March 25, 2009 -- Many people with rheumatoid arthritis may have barriers that hinder optimal management of their pain, a study suggests.
Barriers to pain reduction, Canadian researchers say, include fear of medication side effects, fear of drug interactions, worry about drug addiction, concerns that the effects of medication might mask the disease, and aversion to taking too many pills.
McGill University scientists studied 60 patients with rheumatoid arthritis, all of whom were being treated by specialists. Of the rheumatoid arthritis sufferers, 53% described their pain as moderate to severe. Forty-seven percent reported that pain was mild or absent. And 65% of all patients, including about half of those with moderate to severe pain, were satisfied with current methods to control suffering, the researchers report in the March issue of The Journal of Pain.
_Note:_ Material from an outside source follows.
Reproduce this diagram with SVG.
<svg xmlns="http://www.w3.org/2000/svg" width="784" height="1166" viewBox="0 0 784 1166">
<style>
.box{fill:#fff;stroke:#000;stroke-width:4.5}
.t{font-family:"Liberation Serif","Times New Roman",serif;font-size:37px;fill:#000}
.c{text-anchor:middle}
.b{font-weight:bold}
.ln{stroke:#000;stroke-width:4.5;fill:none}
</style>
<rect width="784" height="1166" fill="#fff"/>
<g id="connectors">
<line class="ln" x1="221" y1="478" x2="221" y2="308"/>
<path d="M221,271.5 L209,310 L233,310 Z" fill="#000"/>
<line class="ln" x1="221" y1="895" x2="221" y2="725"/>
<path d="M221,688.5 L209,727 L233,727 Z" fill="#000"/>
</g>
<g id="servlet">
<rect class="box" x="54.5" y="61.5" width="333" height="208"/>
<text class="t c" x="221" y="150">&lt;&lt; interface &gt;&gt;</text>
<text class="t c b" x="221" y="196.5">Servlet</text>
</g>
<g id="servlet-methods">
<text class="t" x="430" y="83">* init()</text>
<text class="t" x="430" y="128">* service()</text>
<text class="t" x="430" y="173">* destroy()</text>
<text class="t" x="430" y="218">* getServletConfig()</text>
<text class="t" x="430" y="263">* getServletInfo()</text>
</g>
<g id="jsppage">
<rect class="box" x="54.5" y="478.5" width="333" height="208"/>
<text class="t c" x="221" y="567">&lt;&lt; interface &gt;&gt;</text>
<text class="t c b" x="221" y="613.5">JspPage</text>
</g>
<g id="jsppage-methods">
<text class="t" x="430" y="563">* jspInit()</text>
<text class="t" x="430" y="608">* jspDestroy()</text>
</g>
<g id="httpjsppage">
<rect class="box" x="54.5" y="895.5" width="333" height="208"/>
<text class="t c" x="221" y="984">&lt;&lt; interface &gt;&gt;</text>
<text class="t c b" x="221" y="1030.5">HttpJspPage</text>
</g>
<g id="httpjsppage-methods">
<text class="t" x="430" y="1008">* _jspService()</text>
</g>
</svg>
Although 87% of the patients reported that they expected to have "some" pain to "much" pain from their rheumatoid arthritis, only 13% didn't expect any pain or only slight pain.
The researchers, led by Mary-Ann Fitzcharles, MD, of Montreal General Hospital at McGill University, were interested in the potential barriers to reducing pain that kept some people hurting.
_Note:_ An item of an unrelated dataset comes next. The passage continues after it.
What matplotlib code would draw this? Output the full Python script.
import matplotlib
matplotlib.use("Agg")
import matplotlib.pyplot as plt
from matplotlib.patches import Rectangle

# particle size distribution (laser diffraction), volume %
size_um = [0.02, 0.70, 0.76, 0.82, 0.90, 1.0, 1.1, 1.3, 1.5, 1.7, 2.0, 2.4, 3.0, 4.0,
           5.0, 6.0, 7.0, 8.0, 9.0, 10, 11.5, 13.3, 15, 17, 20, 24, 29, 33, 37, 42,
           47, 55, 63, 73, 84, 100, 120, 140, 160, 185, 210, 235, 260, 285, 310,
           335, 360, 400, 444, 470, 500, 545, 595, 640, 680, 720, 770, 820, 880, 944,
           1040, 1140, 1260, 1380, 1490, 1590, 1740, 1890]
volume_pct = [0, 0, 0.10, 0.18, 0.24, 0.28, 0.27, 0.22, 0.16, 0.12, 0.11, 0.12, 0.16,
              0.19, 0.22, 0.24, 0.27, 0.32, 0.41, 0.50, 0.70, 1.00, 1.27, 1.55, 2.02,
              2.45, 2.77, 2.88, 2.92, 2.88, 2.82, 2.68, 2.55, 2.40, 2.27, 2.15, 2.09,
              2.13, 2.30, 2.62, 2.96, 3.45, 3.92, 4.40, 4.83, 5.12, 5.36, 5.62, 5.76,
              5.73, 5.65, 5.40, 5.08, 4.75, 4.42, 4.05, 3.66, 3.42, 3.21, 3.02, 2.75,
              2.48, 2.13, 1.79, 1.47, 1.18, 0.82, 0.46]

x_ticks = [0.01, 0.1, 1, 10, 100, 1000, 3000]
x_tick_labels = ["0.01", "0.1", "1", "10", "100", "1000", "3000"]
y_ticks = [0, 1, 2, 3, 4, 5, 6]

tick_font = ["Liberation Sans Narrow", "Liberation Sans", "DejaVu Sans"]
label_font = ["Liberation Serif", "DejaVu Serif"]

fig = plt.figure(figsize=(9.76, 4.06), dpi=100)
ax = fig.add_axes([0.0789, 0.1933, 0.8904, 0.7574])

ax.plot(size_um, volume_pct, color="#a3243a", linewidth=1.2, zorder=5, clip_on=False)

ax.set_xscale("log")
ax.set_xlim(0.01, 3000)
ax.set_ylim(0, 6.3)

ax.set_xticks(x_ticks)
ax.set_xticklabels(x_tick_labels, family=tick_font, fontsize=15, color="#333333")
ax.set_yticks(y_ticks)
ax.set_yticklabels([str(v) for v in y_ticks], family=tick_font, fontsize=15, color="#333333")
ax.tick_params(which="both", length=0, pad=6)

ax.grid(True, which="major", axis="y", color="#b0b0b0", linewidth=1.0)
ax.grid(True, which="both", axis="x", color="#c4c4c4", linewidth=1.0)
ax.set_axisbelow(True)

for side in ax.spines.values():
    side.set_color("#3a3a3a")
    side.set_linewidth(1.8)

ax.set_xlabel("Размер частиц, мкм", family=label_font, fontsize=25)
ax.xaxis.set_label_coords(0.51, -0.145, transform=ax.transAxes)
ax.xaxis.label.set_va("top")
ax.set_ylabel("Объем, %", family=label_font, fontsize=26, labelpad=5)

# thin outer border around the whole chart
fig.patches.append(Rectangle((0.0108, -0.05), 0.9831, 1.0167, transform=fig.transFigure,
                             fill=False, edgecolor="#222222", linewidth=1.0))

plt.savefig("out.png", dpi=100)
The top barriers to optimal pain management found in the study participants included:
- Worry of medication side effects (80%)
- Not wanting to take "too many pills" (63%)
- Worry about medication interactions (57%)
- Worry of addiction (35%)
The researchers found that more than half of the patients had at least three barriers.
The researchers conclude that people with rheumatoid arthritis should be questioned vigorously about their pain, and that clinicians should explore potential barriers to effective pain control.